Research volunteers help with saltmarsh biomonitoring at several sites around the bay. These volunteers go out in the marsh with our Research Staff to monitor certain saltmarsh plant communities and measure ground water at three separate marshesSandy Point (the marsh around the Discovery Center), Great Bay Farms in Newington, and Bunker Creek in Durham. Having volunteers participate is crucial to gathering data efficiently to help us monitor the long term health of the marshes around Great Bay! It is also a fun way for volunteers to become more knowledgeable about estuary ecosystems.

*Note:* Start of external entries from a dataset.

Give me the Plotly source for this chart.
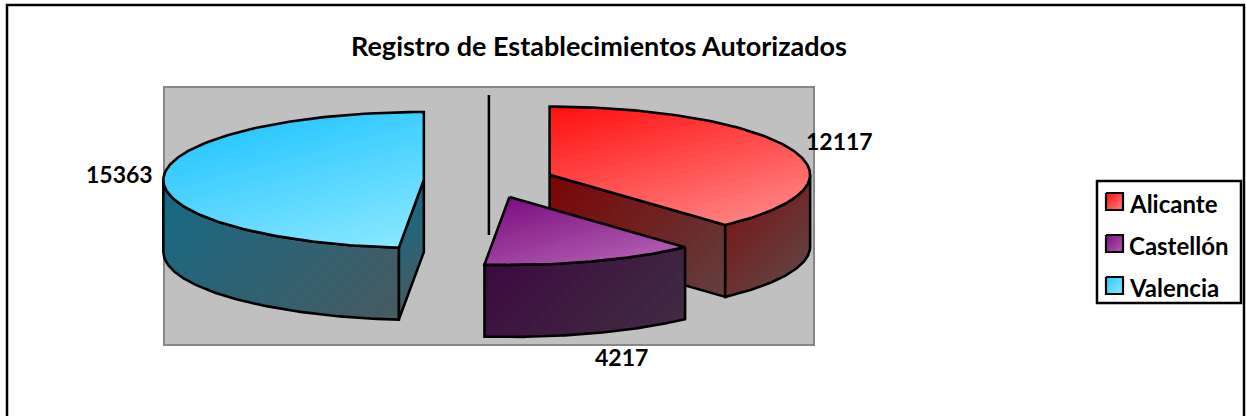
"""Registro de Establecimientos Autorizados: exploded pie drawn in oblique 3D."""

import numpy as np
import plotly.graph_objects as go

TITLE = "Registro de Establecimientos Autorizados"
CATEGORIES = ["Alicante", "Castellón", "Valencia"]
VALUES = [12117, 4217, 15363]
LABEL_X = [839, 621, 119]
LABEL_Y = [141, 357, 174]
LEGEND_Y = [203, 245, 287]

# gradient ends: (top start, top end, cut face start, cut face end, wall start)
COLORS = {
    "Alicante": ("#ff0f0f", "#ff8080", "#7a0404", "#63403f", "#761c1c"),
    "Castellón": ("#7c0f80", "#b05cb0", "#3c0a40", "#402c42", "#3c0a40"),
    "Valencia": ("#2dc8ff", "#8ae8ff", "#156a86", "#485a60", "#156a86"),
}

WIDTH, HEIGHT = 1246, 416
CENTER_X, CENTER_Y = 488.9, 180.8
RADIUS_X, RADIUS_Y = 260.5, 68.0
DEPTH = 72.0
EXPLODE = 0.25
STEPS = 24
FONT = "Lato, Carlito, Liberation Sans, sans-serif"
DIAGONAL = np.array([0.7071, 0.7071])
MOSTLY_DOWN = np.array([0.26, 0.97])


def rgb(color):
    return np.array([int(color[i:i + 2], 16) for i in (1, 3, 5)], dtype=float)


def clip(points, gradient_axis, level):
    """Keep the part of a polygon on the far side of a gradient level."""
    kept = []
    for a, b in zip(points, points[1:] + points[:1]):
        da, db = a @ gradient_axis - level, b @ gradient_axis - level
        if da >= 0:
            kept.append(a)
        if (da >= 0) != (db >= 0):
            kept.append(a + (b - a) * da / (da - db))
    return kept


def paint(figure, points, start, end, axis=DIAGONAL, line_width=2.6, steps=STEPS):
    # overlapping bands instead of strips, so no seams show between them
    levels = [p @ axis for p in points]
    for i in range(steps):
        band = clip(points, axis, min(levels) + (max(levels) - min(levels)) * i / steps)
        if len(band) < 3:
            continue
        mix = rgb(start) + (rgb(end) - rgb(start)) * (i + 0.5) / steps
        figure.add_trace(go.Scatter(
            x=[p[0] for p in band],
            y=[p[1] for p in band],
            mode="lines",
            fill="toself",
            fillcolor=f"rgb({mix[0]:.0f},{mix[1]:.0f},{mix[2]:.0f})",
            line={"width": 0},
            hoverinfo="skip",
        ))
    figure.add_trace(go.Scatter(
        x=[p[0] for p in points] + [points[0][0]],
        y=[p[1] for p in points] + [points[0][1]],
        mode="lines",
        line={"color": "#000000", "width": line_width},
        hoverinfo="skip",
    ))


def rim(center, theta):
    return center + np.array([RADIUS_X * np.sin(theta), -RADIUS_Y * np.cos(theta)])


def draw_wedge(figure, name, theta0, theta1):
    top_start, top_end, side_start, side_end, wall_start = COLORS[name]
    middle = (theta0 + theta1) / 2
    center = np.array([CENTER_X, CENTER_Y]) + EXPLODE * (rim(np.zeros(2), middle))
    down = np.array([0.0, DEPTH])
    # flat cut faces, only those turned towards the viewer
    for theta, facing in ((theta0, -np.sin(theta0)), (theta1, np.sin(theta1))):
        if facing > 1e-6:
            edge = rim(center, theta)
            paint(figure, [center, edge, edge + down, center + down], side_start, side_end)
    # curved wall, the part of the rim in the front half
    low, high = max(theta0, np.pi / 2), min(theta1, 3 * np.pi / 2)
    if high > low:
        arc = [rim(center, t) for t in np.linspace(low, high, 90)]
        paint(figure, arc + [p + down for p in reversed(arc)], wall_start, side_end)
    top = [center] + [rim(center, t) for t in np.linspace(theta0, theta1, 160)]
    paint(figure, top, top_start, top_end, axis=MOSTLY_DOWN)


fig = go.Figure()

shares = np.array(VALUES) / sum(VALUES) * 2 * np.pi
edges = np.concatenate(([0.0], np.cumsum(shares)))
draw_order = [2, 0, 1]
for i in draw_order:
    draw_wedge(fig, CATEGORIES[i], edges[i], edges[i + 1])

annotations = [
    {"x": 598.5, "y": 45, "text": f"<b>{TITLE}</b>", "font_size": 27},
]
for value, x, y in zip(VALUES, LABEL_X, LABEL_Y):
    annotations.append({"x": x, "y": y, "text": f"<b>{value}</b>", "font_size": 23})
for name, y in zip(CATEGORIES, LEGEND_Y):
    annotations.append({"x": 1127, "y": y, "text": f"<b>{name}</b>", "font_size": 24, "xanchor": "left"})
    key_y = y - 1.5
    key = [np.array(p, dtype=float) for p in (
        (1106, key_y - 8.5), (1123, key_y - 8.5), (1123, key_y + 8.5), (1106, key_y + 8.5),
    )]
    paint(fig, key, COLORS[name][0], COLORS[name][1], line_width=2.2, steps=8)

fig.update_layout(
    width=WIDTH,
    height=HEIGHT,
    margin={"l": 0, "r": 0, "t": 0, "b": 0},
    paper_bgcolor="#ffffff",
    plot_bgcolor="#ffffff",
    showlegend=False,
    xaxis={"visible": False, "range": [0, WIDTH], "fixedrange": True},
    yaxis={"visible": False, "range": [HEIGHT, 0], "fixedrange": True},
    font={"family": FONT, "color": "#000000"},
    shapes=[
        {"type": "rect", "x0": 7, "x1": 1244, "y0": 5, "y1": 425, "line": {"color": "#000000", "width": 2.5},
         "layer": "below"},
        {"type": "rect", "x0": 164, "x1": 814, "y0": 87, "y1": 345, "fillcolor": "#c0c0c0",
         "line": {"color": "#868686", "width": 2}, "layer": "below"},
        {"type": "line", "x0": CENTER_X, "x1": CENTER_X, "y0": 95, "y1": 235,
         "line": {"color": "#000000", "width": 2.5}, "layer": "below"},
        {"type": "rect", "x0": 1097, "x1": 1241, "y0": 181, "y1": 303, "line": {"color": "#000000", "width": 2.5},
         "layer": "below"},
    ],
)
for note in annotations:
    size = note.pop("font_size")
    fig.add_annotation(xref="x", yref="y", showarrow=False, font={"size": size}, **note)

fig.write_html("out.html", post_script="document.body.style.margin='0';", config={"displayModeBar": False})
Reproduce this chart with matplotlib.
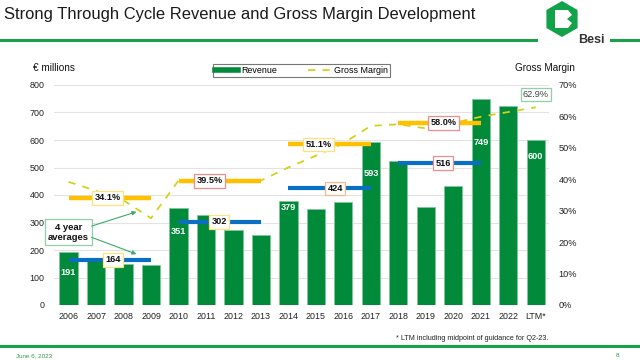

The Stewardship Coordinator and Assistant Coordinator manage over 3,000 acres of land around Great Bay, and volunteers help to close the gap between management needs and staff resources. Sometimes volunteers come in the form of corporate workdays, and sometimes they come in the form of outdoor enthusiasts who simply love the walk in the woods! Workdays have included shoreland restoration at Adams Point and helping to create the Wildlife Garden next to Chapman’s Landing in Stratham.

Our citizen scientists help us collect phenology data at our waterfront and along our boardwalk. Have you ever wondered when the spice bush starts blooming? Or when the osprey return? Or if we see wintering bald eagles on the bay? Phenology is the study of cyclical seasonal changes, which are particularly important to track in relation to the impacts of climate change. Our volunteers help us collect data by completing phenology walks on the Discovery Center property. This program is a great way to collect important data while also educating volunteers about important species and climate change.  

Whatever a volunteer’s role might be, each hour that they donate helps support the Reserve. With a small staff of 12 employees, six of whom are part time, we could not promote long-term research, stewardship, and education around Great Bay without the help of our incredible volunteers!